**Exercise description**
Output each entry below as it stands, leaving out every picture.

_ _ _

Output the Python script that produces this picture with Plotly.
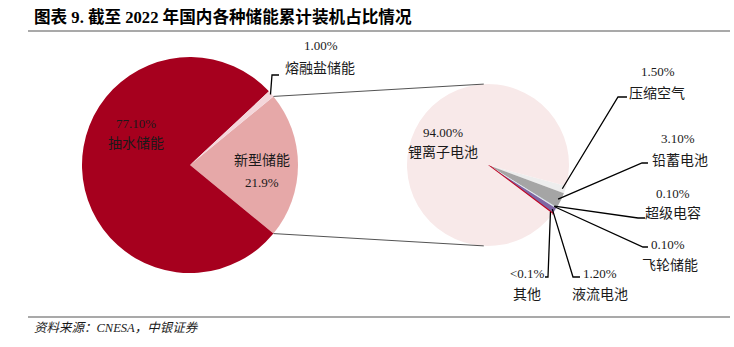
import math
import plotly.graph_objects as go

# ---- data -------------------------------------------------------------
main_labels = ["新型储能", "抽水储能", "熔融盐储能"]
main_values = [21.9, 77.1, 1.0]
main_text = ["21.9%", "77.10%", "1.00%"]

sub_labels = ["压缩空气", "铅蓄电池", "超级电容", "飞轮储能", "液流电池", "其他", "锂离子电池"]
sub_values = [1.5, 3.1, 0.1, 0.1, 1.2, 0.09, 94.0]
sub_text = ["1.50%", "3.10%", "0.10%", "0.10%", "1.20%", "<0.1%", "94.00%"]

title_text = "<b>图表 9. 截至 2022 年国内各种储能累计装机占比情况</b>"
source_text = "<i>资料来源：CNESA，中银证券</i>"

# ---- page geometry (pixels) -------------------------------------------
W, H = 734, 347
BIG_C, BIG_R = (190, 165), 108
SUB_C, SUB_R = (488, 165), 81

main_colors = ["#E6A8A8", "#A6001E", "#F4D6DA"]
sub_colors = ["#EDEDED", "#A5A5A5", "#9DC3C1", "#C9D9E9", "#7D67A3", "#C00020", "#F8E9E9"]

FONT = "Liberation Serif, Noto Sans CJK SC, serif"
INK = "#1a1a1a"


def px(x):
    return x / W


def py(y):
    return 1 - y / H


def domain(c, r):
    return dict(x=[px(c[0] - r), px(c[0] + r)], y=[py(c[1] + r), py(c[1] - r)])


def slice_angles(values, rotation):
    """Math angles (deg) of each slice's start/end for a clockwise pie."""
    total = sum(values)
    out, acc = [], 0.0
    for v in values:
        a0 = 90 - rotation - acc / total * 360
        acc += v
        a1 = 90 - rotation - acc / total * 360
        out.append((a0, a1))
    return out


def on_circle(c, r, ang):
    return (c[0] + r * math.cos(math.radians(ang)), c[1] - r * math.sin(math.radians(ang)))


# first slice (新型储能) centred on 3 o'clock
main_rot = 90 - main_values[0] / sum(main_values) * 180
# the small group of the second pie sits slightly below 3 o'clock
small_share = sum(sub_values[:-1]) / sum(sub_values) * 360
sub_rot = 90 + 26 - small_share / 2

fig = go.Figure()
fig.add_trace(go.Pie(
    labels=main_labels, values=main_values, sort=False, direction="clockwise",
    rotation=main_rot, textinfo="none", hoverinfo="label+percent",
    marker=dict(colors=main_colors, line=dict(width=0)),
    domain=domain(BIG_C, BIG_R), showlegend=False,
))
fig.add_trace(go.Pie(
    labels=sub_labels, values=sub_values, sort=False, direction="clockwise",
    rotation=sub_rot, textinfo="none", hoverinfo="label+percent",
    marker=dict(colors=sub_colors,
                line=dict(color=["#ffffff"] * 5 + ["#C00020", "#ffffff"],
                          width=[0, 0, 0, 0, 0.6, 1.6, 0])),
    domain=domain(SUB_C, SUB_R), showlegend=False,
))

shapes = []
annotations = []


def seg(points, color="#000000", width=1.3):
    path = "M " + " L ".join(f"{px(x):.5f},{py(y):.5f}" for x, y in points)
    shapes.append(dict(type="path", path=path, xref="paper", yref="paper",
                       line=dict(color=color, width=width)))


def label(x, y, text, size=13):
    annotations.append(dict(x=px(x), y=py(y), xref="paper", yref="paper", text=text,
                            showarrow=False, xanchor="center", yanchor="middle",
                            font=dict(family=FONT, size=size, color=INK)))


def name(x, y, text):
    label(x, y, text, size=14)


# header and footer rules
seg([(28, 31), (730, 31)], color="#8c8c8c", width=1.6)
seg([(28, 317), (730, 317)], color="#8c8c8c", width=1.6)
annotations.append(dict(x=px(32), y=py(17), xref="paper", yref="paper", text=title_text,
                        showarrow=False, xanchor="left", yanchor="middle",
                        font=dict(family="Liberation Serif, Noto Sans CJK SC", size=16.6, color="#000")))
annotations.append(dict(x=px(32), y=py(328), xref="paper", yref="paper", text=source_text,
                        showarrow=False, xanchor="left", yanchor="middle",
                        font=dict(family="Liberation Serif, Noto Sans CJK SC", size=12.5, color=INK)))

# connectors from the 新型储能 wedge to the breakdown pie
m_ang = slice_angles(main_values, main_rot)
top_big = on_circle(BIG_C, BIG_R, m_ang[0][0])
bot_big = on_circle(BIG_C, BIG_R, m_ang[0][1])
seg([top_big, on_circle(SUB_C, SUB_R, 93)], color="#404040", width=0.9)
seg([bot_big, on_circle(SUB_C, SUB_R, -93)], color="#404040", width=0.9)

# in-slice labels of the main pie
label(136, 123, main_text[1]); name(136, 143, main_labels[1])
name(262, 160, main_labels[0]); label(262, 182, main_text[0])

# 熔融盐储能 callout
mid = sum(m_ang[2]) / 2
seg([on_circle(BIG_C, BIG_R - 1, mid), (272, 75), (279, 75)])
label(321, 45, main_text[2]); name(320, 68, main_labels[2])

# breakdown pie labels
label(443, 132, sub_text[6]); name(443, 152, sub_labels[6])

s_ang = slice_angles(sub_values, sub_rot)
callouts = [
    # (elbow, end, value-label pos, name-label pos)
    ((618, 97), (627, 97), (658, 72), (657, 93)),
    ((642, 163), (648, 163), (678, 139), (680, 160)),
    ((638, 218), (645, 218), (673, 193), (673, 213)),
    ((643, 247), (648, 247), (668, 245), (670, 265)),
    ((573, 277), (580, 277), (600, 273), (600, 294)),
    ((548, 277), (545, 277), (527, 273), (527, 294)),
]
for i, (elbow, end, vpos, npos) in enumerate(callouts):
    a = sum(s_ang[i]) / 2
    seg([on_circle(SUB_C, SUB_R - 3, a), elbow, end])
    label(*vpos, sub_text[i])
    name(*npos, sub_labels[i])

fig.update_layout(
    width=W, height=H, autosize=False,
    margin=dict(l=0, r=0, t=0, b=0, pad=0),
    paper_bgcolor="#ffffff", plot_bgcolor="#ffffff",
    shapes=shapes, annotations=annotations,
)

fig.write_html("out.html")
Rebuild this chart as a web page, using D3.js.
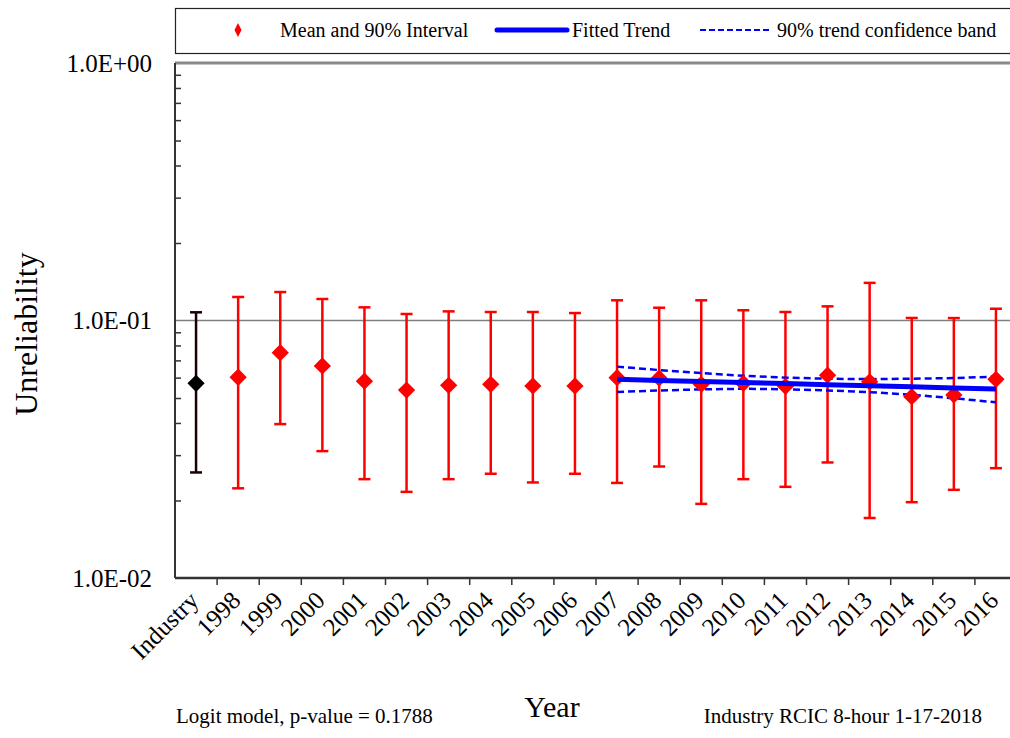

_ _ _

**Problem solution**
Output the Python script that produces this picture with Plotly.
import math
import plotly.graph_objects as go

# ---- data -------------------------------------------------------------
main_labels = ["新型储能", "抽水储能", "熔融盐储能"]
main_values = [21.9, 77.1, 1.0]
main_text = ["21.9%", "77.10%", "1.00%"]

sub_labels = ["压缩空气", "铅蓄电池", "超级电容", "飞轮储能", "液流电池", "其他", "锂离子电池"]
sub_values = [1.5, 3.1, 0.1, 0.1, 1.2, 0.09, 94.0]
sub_text = ["1.50%", "3.10%", "0.10%", "0.10%", "1.20%", "<0.1%", "94.00%"]

title_text = "<b>图表 9. 截至 2022 年国内各种储能累计装机占比情况</b>"
source_text = "<i>资料来源：CNESA，中银证券</i>"

# ---- page geometry (pixels) -------------------------------------------
W, H = 734, 347
BIG_C, BIG_R = (190, 165), 108
SUB_C, SUB_R = (488, 165), 81

main_colors = ["#E6A8A8", "#A6001E", "#F4D6DA"]
sub_colors = ["#EDEDED", "#A5A5A5", "#9DC3C1", "#C9D9E9", "#7D67A3", "#C00020", "#F8E9E9"]

FONT = "Liberation Serif, Noto Sans CJK SC, serif"
INK = "#1a1a1a"


def px(x):
    return x / W


def py(y):
    return 1 - y / H


def domain(c, r):
    return dict(x=[px(c[0] - r), px(c[0] + r)], y=[py(c[1] + r), py(c[1] - r)])


def slice_angles(values, rotation):
    """Math angles (deg) of each slice's start/end for a clockwise pie."""
    total = sum(values)
    out, acc = [], 0.0
    for v in values:
        a0 = 90 - rotation - acc / total * 360
        acc += v
        a1 = 90 - rotation - acc / total * 360
        out.append((a0, a1))
    return out


def on_circle(c, r, ang):
    return (c[0] + r * math.cos(math.radians(ang)), c[1] - r * math.sin(math.radians(ang)))


# first slice (新型储能) centred on 3 o'clock
main_rot = 90 - main_values[0] / sum(main_values) * 180
# the small group of the second pie sits slightly below 3 o'clock
small_share = sum(sub_values[:-1]) / sum(sub_values) * 360
sub_rot = 90 + 26 - small_share / 2

fig = go.Figure()
fig.add_trace(go.Pie(
    labels=main_labels, values=main_values, sort=False, direction="clockwise",
    rotation=main_rot, textinfo="none", hoverinfo="label+percent",
    marker=dict(colors=main_colors, line=dict(width=0)),
    domain=domain(BIG_C, BIG_R), showlegend=False,
))
fig.add_trace(go.Pie(
    labels=sub_labels, values=sub_values, sort=False, direction="clockwise",
    rotation=sub_rot, textinfo="none", hoverinfo="label+percent",
    marker=dict(colors=sub_colors,
                line=dict(color=["#ffffff"] * 5 + ["#C00020", "#ffffff"],
                          width=[0, 0, 0, 0, 0.6, 1.6, 0])),
    domain=domain(SUB_C, SUB_R), showlegend=False,
))

shapes = []
annotations = []


def seg(points, color="#000000", width=1.3):
    path = "M " + " L ".join(f"{px(x):.5f},{py(y):.5f}" for x, y in points)
    shapes.append(dict(type="path", path=path, xref="paper", yref="paper",
                       line=dict(color=color, width=width)))


def label(x, y, text, size=13):
    annotations.append(dict(x=px(x), y=py(y), xref="paper", yref="paper", text=text,
                            showarrow=False, xanchor="center", yanchor="middle",
                            font=dict(family=FONT, size=size, color=INK)))


def name(x, y, text):
    label(x, y, text, size=14)


# header and footer rules
seg([(28, 31), (730, 31)], color="#8c8c8c", width=1.6)
seg([(28, 317), (730, 317)], color="#8c8c8c", width=1.6)
annotations.append(dict(x=px(32), y=py(17), xref="paper", yref="paper", text=title_text,
                        showarrow=False, xanchor="left", yanchor="middle",
                        font=dict(family="Liberation Serif, Noto Sans CJK SC", size=16.6, color="#000")))
annotations.append(dict(x=px(32), y=py(328), xref="paper", yref="paper", text=source_text,
                        showarrow=False, xanchor="left", yanchor="middle",
                        font=dict(family="Liberation Serif, Noto Sans CJK SC", size=12.5, color=INK)))

# connectors from the 新型储能 wedge to the breakdown pie
m_ang = slice_angles(main_values, main_rot)
top_big = on_circle(BIG_C, BIG_R, m_ang[0][0])
bot_big = on_circle(BIG_C, BIG_R, m_ang[0][1])
seg([top_big, on_circle(SUB_C, SUB_R, 93)], color="#404040", width=0.9)
seg([bot_big, on_circle(SUB_C, SUB_R, -93)], color="#404040", width=0.9)

# in-slice labels of the main pie
label(136, 123, main_text[1]); name(136, 143, main_labels[1])
name(262, 160, main_labels[0]); label(262, 182, main_text[0])

# 熔融盐储能 callout
mid = sum(m_ang[2]) / 2
seg([on_circle(BIG_C, BIG_R - 1, mid), (272, 75), (279, 75)])
label(321, 45, main_text[2]); name(320, 68, main_labels[2])

# breakdown pie labels
label(443, 132, sub_text[6]); name(443, 152, sub_labels[6])

s_ang = slice_angles(sub_values, sub_rot)
callouts = [
    # (elbow, end, value-label pos, name-label pos)
    ((618, 97), (627, 97), (658, 72), (657, 93)),
    ((642, 163), (648, 163), (678, 139), (680, 160)),
    ((638, 218), (645, 218), (673, 193), (673, 213)),
    ((643, 247), (648, 247), (668, 245), (670, 265)),
    ((573, 277), (580, 277), (600, 273), (600, 294)),
    ((548, 277), (545, 277), (527, 273), (527, 294)),
]
for i, (elbow, end, vpos, npos) in enumerate(callouts):
    a = sum(s_ang[i]) / 2
    seg([on_circle(SUB_C, SUB_R - 3, a), elbow, end])
    label(*vpos, sub_text[i])
    name(*npos, sub_labels[i])

fig.update_layout(
    width=W, height=H, autosize=False,
    margin=dict(l=0, r=0, t=0, b=0, pad=0),
    paper_bgcolor="#ffffff", plot_bgcolor="#ffffff",
    shapes=shapes, annotations=annotations,
)

fig.write_html("out.html")
Rebuild this chart as a web page, using D3.js.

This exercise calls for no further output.